Index Engines, an enterprise data management and archiving company, has announced the release of the Catalyst Data Profiling Engine, designed to be a cost- and time-effective solution to managing Big Data.

The Catalyst Data Profiling Engine processes all forms of unstructured files and e-mail databases, creating a searchable index of what exists, where it is located, who owns it, when it was last accessed and what key terms are in it. High-level summary reports allow instant insight into enterprise storage providing never before knowledge of data assets.  Through this process, unknown or lost data is found and decisions can be made on its disposition.

Data profiling relies on an enterprise class index of metadata from user files and email such as last modified or accessed time, number of duplicates, size, owner, location, file type and more. Using summary reports combined with filters, users can view content on specific servers or locations, and see a chart of top owners by capacity, age of data, files by type and much more.

Optionally, data profiling can look beyond metadata and go deep within documents and e-mail to find content supporting e-Discovery keyword searches or even confidential information compliance assurance audits for sensitive content misplaced behind the firewall in PSTs or on the wrong server.

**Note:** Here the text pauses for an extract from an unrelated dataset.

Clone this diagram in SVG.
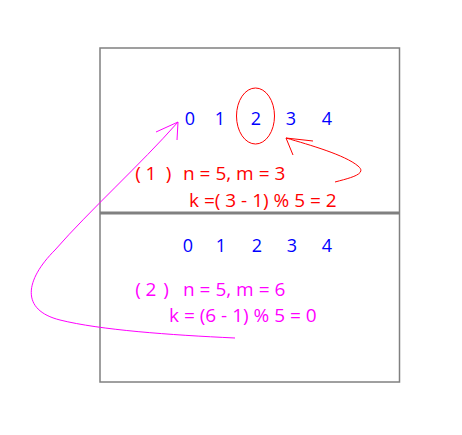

Once the data is located it can be remediated, archived or even migrated to a different storage platform. Validation checkpoints and detailed disposition reports are also built in. 

The Catalyst Data Profiling Engine is designed for large enterprise class environments allowing organizations to uncover and analyze unstructured and mystery data, creating an index of the information that is only a one percent footprint resulting in extreme scalability. From there, the indexing engine, Version 5.0, allows action to take place on the data.

Features include:

Deletion with Validation: Manage the defensible deletion of unstructured data using validation to ensure the content has not changed since it was profiled.  Validation checks the modified date or optionally the signature of the document.

Defensible Audit Logs: As disposition of the data is performed, including deletion, logs will be maintained that detail the date and disposition of the document, including the user that executed the disposition.

Expanded Duplicate Reports: Summary reports include duplicates by file type, owner, age, location and more. These reports allow for deeper profiling of redundant content.

Report Scheduling and History: Stored reports can be scheduled to run on a periodic basis and the results can be stored in order to access a historical perspective of the data environment.  This allows a view into the data center including the incremental change of the content based on historical reports.

Increased Capacity: This version breaks the 1PB barrier and now supports metadata profiling of up to 1PB of unstructured data using a single engine. This unprecedented scale and efficiency is unmatched in the market and allows for enterprise class data profiles to be achieved.